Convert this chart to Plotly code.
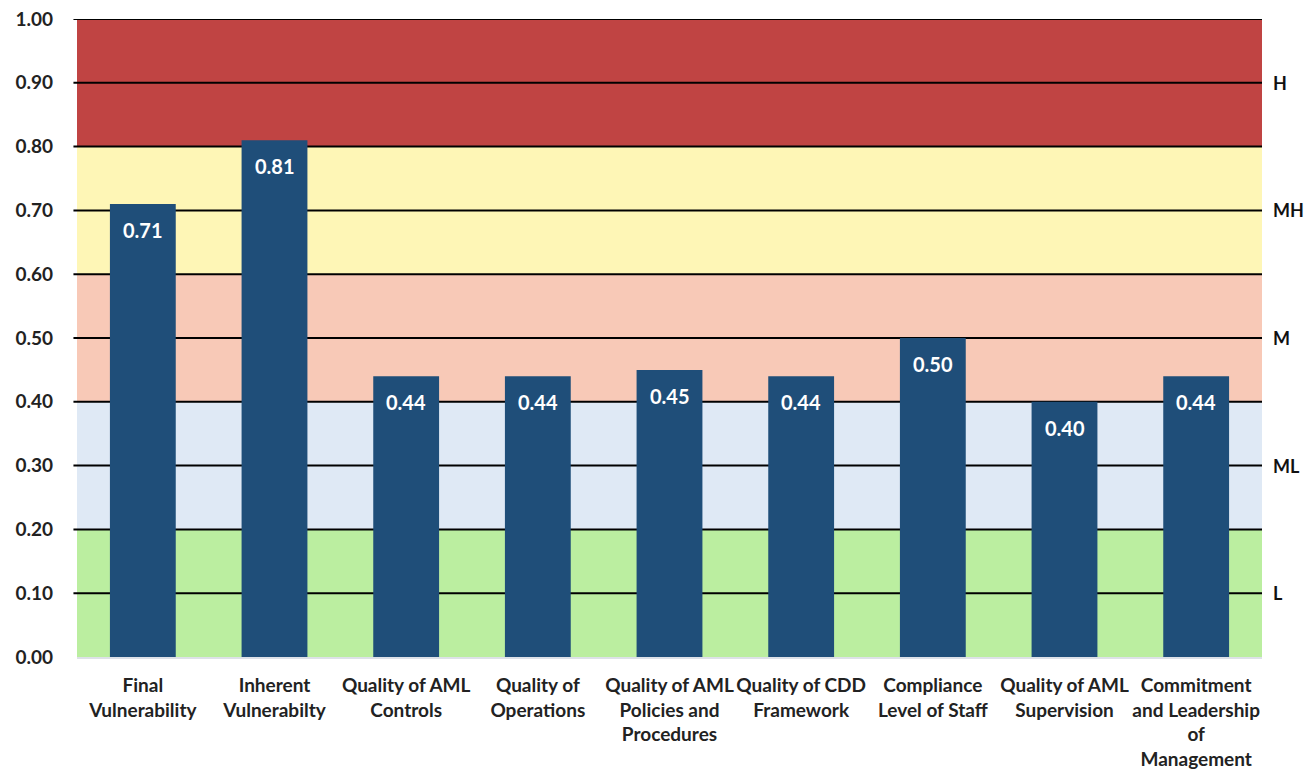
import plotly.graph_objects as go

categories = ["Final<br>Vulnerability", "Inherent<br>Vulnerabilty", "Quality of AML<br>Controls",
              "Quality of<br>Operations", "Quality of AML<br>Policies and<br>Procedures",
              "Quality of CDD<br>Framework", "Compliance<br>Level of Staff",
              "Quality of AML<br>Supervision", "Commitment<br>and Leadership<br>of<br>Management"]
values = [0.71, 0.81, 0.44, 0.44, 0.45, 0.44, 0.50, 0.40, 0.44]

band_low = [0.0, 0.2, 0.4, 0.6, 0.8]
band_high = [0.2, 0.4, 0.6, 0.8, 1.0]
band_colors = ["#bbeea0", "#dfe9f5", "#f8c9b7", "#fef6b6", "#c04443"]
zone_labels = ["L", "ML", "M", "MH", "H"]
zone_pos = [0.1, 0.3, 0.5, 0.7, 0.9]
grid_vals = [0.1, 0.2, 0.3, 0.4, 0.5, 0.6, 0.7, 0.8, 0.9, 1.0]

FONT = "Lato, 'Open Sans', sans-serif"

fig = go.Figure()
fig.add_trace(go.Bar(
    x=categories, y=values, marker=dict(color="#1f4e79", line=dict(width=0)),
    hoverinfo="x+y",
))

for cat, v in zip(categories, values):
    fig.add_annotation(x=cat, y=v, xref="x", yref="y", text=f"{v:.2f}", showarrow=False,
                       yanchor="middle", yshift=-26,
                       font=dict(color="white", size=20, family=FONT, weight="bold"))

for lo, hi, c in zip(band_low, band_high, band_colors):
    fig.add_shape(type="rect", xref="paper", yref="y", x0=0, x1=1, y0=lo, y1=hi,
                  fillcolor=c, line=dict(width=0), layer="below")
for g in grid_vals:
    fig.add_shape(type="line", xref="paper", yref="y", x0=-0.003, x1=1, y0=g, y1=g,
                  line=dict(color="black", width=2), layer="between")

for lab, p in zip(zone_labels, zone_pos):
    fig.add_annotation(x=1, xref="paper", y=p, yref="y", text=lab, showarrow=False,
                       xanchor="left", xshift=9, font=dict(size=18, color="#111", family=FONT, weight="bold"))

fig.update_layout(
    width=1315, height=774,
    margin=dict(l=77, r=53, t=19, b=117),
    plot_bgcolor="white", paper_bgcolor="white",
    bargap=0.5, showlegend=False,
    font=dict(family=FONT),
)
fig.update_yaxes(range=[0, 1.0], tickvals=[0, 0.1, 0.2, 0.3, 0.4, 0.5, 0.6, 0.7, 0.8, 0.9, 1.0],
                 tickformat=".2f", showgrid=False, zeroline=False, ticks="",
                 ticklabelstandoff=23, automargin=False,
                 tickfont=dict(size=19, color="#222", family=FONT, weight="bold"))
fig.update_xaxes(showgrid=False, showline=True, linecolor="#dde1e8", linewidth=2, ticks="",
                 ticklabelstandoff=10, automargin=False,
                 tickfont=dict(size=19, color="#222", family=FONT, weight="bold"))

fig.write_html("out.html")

===============

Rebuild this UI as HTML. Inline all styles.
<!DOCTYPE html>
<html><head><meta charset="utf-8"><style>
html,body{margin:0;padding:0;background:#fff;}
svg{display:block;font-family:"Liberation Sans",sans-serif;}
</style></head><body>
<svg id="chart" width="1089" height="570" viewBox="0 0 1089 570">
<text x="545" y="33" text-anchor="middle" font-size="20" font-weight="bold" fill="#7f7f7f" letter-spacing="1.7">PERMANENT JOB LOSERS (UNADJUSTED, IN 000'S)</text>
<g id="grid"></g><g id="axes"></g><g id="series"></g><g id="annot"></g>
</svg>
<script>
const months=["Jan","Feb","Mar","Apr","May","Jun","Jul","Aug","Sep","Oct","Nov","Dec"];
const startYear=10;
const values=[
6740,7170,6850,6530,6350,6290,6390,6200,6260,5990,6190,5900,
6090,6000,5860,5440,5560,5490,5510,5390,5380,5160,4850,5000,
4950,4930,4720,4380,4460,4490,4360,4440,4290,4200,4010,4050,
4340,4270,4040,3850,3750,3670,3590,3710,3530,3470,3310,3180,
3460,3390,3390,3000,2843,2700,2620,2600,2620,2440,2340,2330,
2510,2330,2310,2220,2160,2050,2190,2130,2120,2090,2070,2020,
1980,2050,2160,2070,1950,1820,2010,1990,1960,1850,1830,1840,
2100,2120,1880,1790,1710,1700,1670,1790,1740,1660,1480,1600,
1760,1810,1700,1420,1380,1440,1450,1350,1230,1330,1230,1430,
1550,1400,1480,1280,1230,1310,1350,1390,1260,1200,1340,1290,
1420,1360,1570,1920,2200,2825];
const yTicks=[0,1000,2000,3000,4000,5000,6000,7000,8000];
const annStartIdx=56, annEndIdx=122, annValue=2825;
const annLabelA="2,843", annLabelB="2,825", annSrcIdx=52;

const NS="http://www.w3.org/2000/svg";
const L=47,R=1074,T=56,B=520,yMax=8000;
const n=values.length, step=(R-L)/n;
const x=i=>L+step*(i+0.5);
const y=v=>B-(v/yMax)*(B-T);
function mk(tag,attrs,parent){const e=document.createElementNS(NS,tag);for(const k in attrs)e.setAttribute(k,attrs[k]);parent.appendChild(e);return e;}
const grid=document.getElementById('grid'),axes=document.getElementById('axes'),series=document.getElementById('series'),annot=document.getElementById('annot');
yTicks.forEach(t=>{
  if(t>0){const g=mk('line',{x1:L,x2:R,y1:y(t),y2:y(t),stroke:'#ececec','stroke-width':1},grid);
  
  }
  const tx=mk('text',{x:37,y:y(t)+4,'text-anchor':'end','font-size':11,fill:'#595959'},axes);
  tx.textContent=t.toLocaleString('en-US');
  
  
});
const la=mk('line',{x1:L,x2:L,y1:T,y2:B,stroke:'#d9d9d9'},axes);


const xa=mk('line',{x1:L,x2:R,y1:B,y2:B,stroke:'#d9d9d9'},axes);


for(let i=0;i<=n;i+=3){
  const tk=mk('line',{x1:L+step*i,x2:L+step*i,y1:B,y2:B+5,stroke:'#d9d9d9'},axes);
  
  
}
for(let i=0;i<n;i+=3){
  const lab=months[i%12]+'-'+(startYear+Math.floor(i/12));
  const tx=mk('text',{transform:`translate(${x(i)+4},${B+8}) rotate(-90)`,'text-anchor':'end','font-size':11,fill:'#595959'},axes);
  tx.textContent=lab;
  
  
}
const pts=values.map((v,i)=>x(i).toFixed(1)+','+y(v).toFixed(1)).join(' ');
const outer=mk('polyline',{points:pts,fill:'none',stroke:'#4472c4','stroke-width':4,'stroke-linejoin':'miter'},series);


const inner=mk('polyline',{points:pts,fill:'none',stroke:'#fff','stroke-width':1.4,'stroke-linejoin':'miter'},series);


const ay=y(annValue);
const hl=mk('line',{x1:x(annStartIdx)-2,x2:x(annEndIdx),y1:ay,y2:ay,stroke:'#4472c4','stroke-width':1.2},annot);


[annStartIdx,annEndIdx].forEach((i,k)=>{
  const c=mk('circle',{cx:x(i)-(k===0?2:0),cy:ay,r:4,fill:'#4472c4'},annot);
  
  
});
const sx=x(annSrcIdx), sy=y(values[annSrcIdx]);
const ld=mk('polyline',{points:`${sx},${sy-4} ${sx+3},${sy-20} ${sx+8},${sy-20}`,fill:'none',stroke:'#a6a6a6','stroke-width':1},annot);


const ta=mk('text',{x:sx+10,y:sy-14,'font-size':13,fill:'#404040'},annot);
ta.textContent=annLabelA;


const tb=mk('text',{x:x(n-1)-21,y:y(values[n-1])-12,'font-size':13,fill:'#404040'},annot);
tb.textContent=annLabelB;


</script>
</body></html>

===============

Job: Every line of the listing that holds "chart" should be found and copied.

Answer:
Convert this chart to Plotly code.
<svg id="chart" width="1089" height="570" viewBox="0 0 1089 570">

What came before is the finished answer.